• Task directions:
Omit all pictures. Copy the rest of the material exactly.
## Start
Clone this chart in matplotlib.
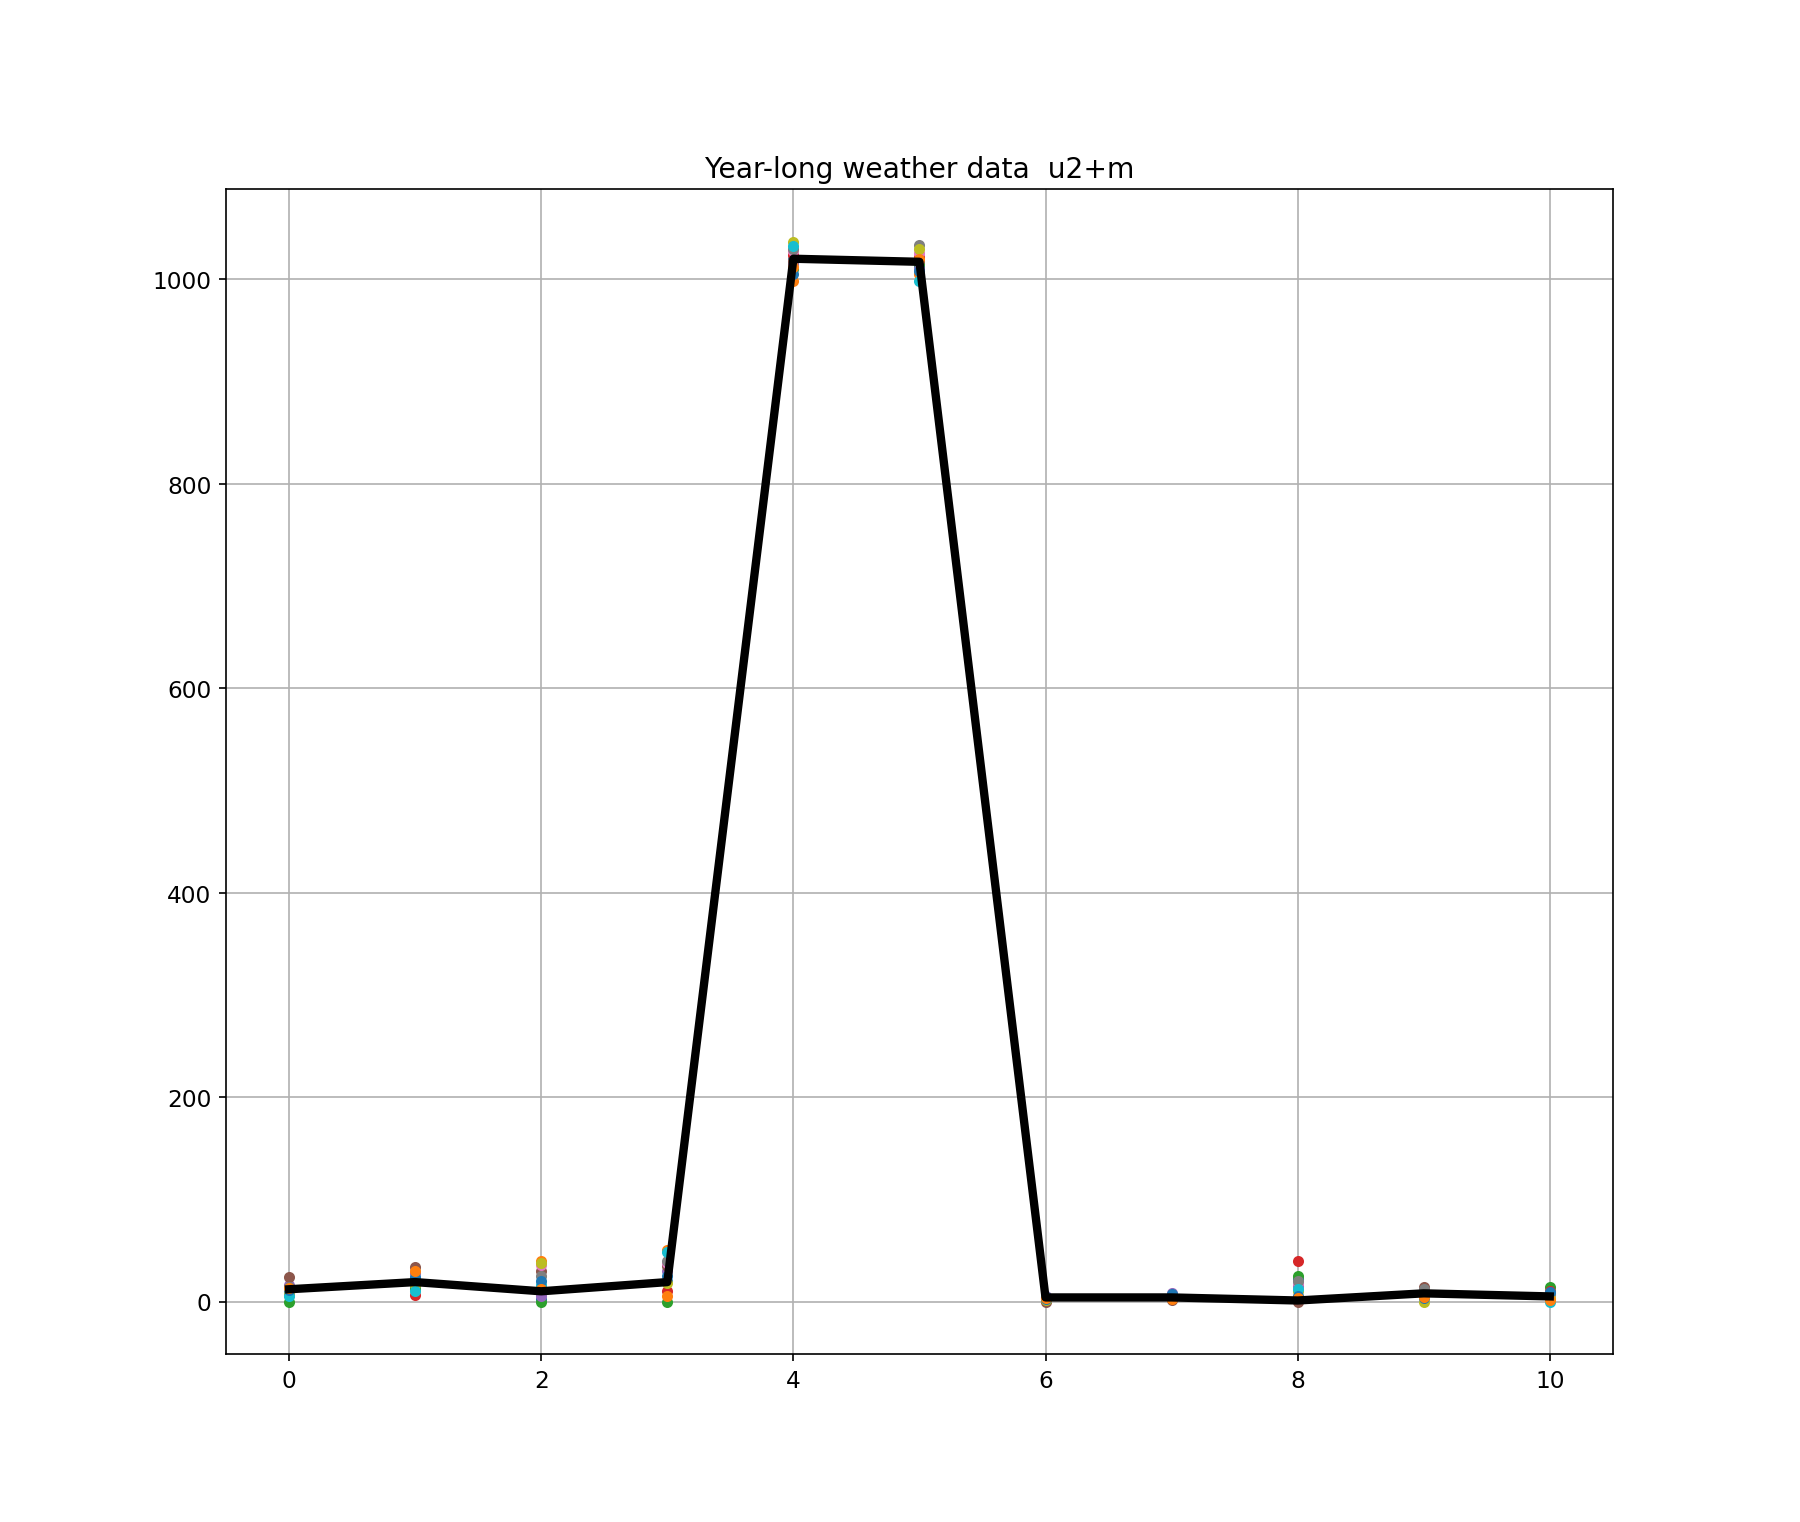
import numpy as np
import matplotlib.pyplot as plt

# one list per variable, twelve readings each (one per month)
var0 = [10, 8, 0, 6, 16, 24, 12, 14, 9, 5, 11, 13]
var1 = [14, 22, 12, 6, 28, 34, 18, 20, 16, 10, 24, 30]
var2 = [2, 40, 0, 8, 5, 30, 36, 25, 38, 16, 20, 12]
var3 = [20, 50, 0, 10, 30, 35, 38, 40, 18, 48, 25, 5]
var4 = [1020, 998, 1010, 1024, 1015, 1018, 1028, 1030, 1036, 1032, 1005, 1012]
var5 = [1012, 1005, 1015, 1022, 1010, 1018, 1026, 1033, 1030, 998, 1008, 1020]
var6 = [2, 3, 1, 4, 5, 0, 2, 3, 1, 4, 2, 3]
var7 = [5, 4, 6, 3, 8, 1, 4, 5, 3, 6, 7, 2]
var8 = [22, 2, 25, 40, 15, 0, 18, 20, 10, 12, 5, 3]
var9 = [8, 6, 10, 9, 7, 14, 11, 12, 0, 5, 3, 4]
var10 = [6, 4, 14, 10, 8, 2, 5, 7, 3, 0, 9, 1]

# overall line drawn on top
avg = [12, 19, 10, 19, 1020, 1017, 4, 4, 1, 8, 5]

columns = [var0, var1, var2, var3, var4, var5, var6, var7, var8, var9, var10]
data = np.array(columns).T
x = np.arange(len(columns))

plt.figure(figsize=(12, 10.153), dpi=150)
plt.subplots_adjust(left=0.1256, right=0.896, top=0.875, bottom=0.11)
for row in data:
    plt.plot(x, row, 'o', markersize=4.3)
plt.plot(x, avg, color='k', linewidth=4)
plt.title('Year-long weather data  u2+m', fontsize=13.5)
plt.tick_params(labelsize=11.2)
plt.grid(True)
plt.savefig('out.png', dpi=150)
## End
• Task response:
Clone this chart in matplotlib.
import numpy as np
import matplotlib.pyplot as plt

# one list per variable, twelve readings each (one per month)
var0 = [10, 8, 0, 6, 16, 24, 12, 14, 9, 5, 11, 13]
var1 = [14, 22, 12, 6, 28, 34, 18, 20, 16, 10, 24, 30]
var2 = [2, 40, 0, 8, 5, 30, 36, 25, 38, 16, 20, 12]
var3 = [20, 50, 0, 10, 30, 35, 38, 40, 18, 48, 25, 5]
var4 = [1020, 998, 1010, 1024, 1015, 1018, 1028, 1030, 1036, 1032, 1005, 1012]
var5 = [1012, 1005, 1015, 1022, 1010, 1018, 1026, 1033, 1030, 998, 1008, 1020]
var6 = [2, 3, 1, 4, 5, 0, 2, 3, 1, 4, 2, 3]
var7 = [5, 4, 6, 3, 8, 1, 4, 5, 3, 6, 7, 2]
var8 = [22, 2, 25, 40, 15, 0, 18, 20, 10, 12, 5, 3]
var9 = [8, 6, 10, 9, 7, 14, 11, 12, 0, 5, 3, 4]
var10 = [6, 4, 14, 10, 8, 2, 5, 7, 3, 0, 9, 1]

# overall line drawn on top
avg = [12, 19, 10, 19, 1020, 1017, 4, 4, 1, 8, 5]

columns = [var0, var1, var2, var3, var4, var5, var6, var7, var8, var9, var10]
data = np.array(columns).T
x = np.arange(len(columns))

plt.figure(figsize=(12, 10.153), dpi=150)
plt.subplots_adjust(left=0.1256, right=0.896, top=0.875, bottom=0.11)
for row in data:
    plt.plot(x, row, 'o', markersize=4.3)
plt.plot(x, avg, color='k', linewidth=4)
plt.title('Year-long weather data  u2+m', fontsize=13.5)
plt.tick_params(labelsize=11.2)
plt.grid(True)
plt.savefig('out.png', dpi=150)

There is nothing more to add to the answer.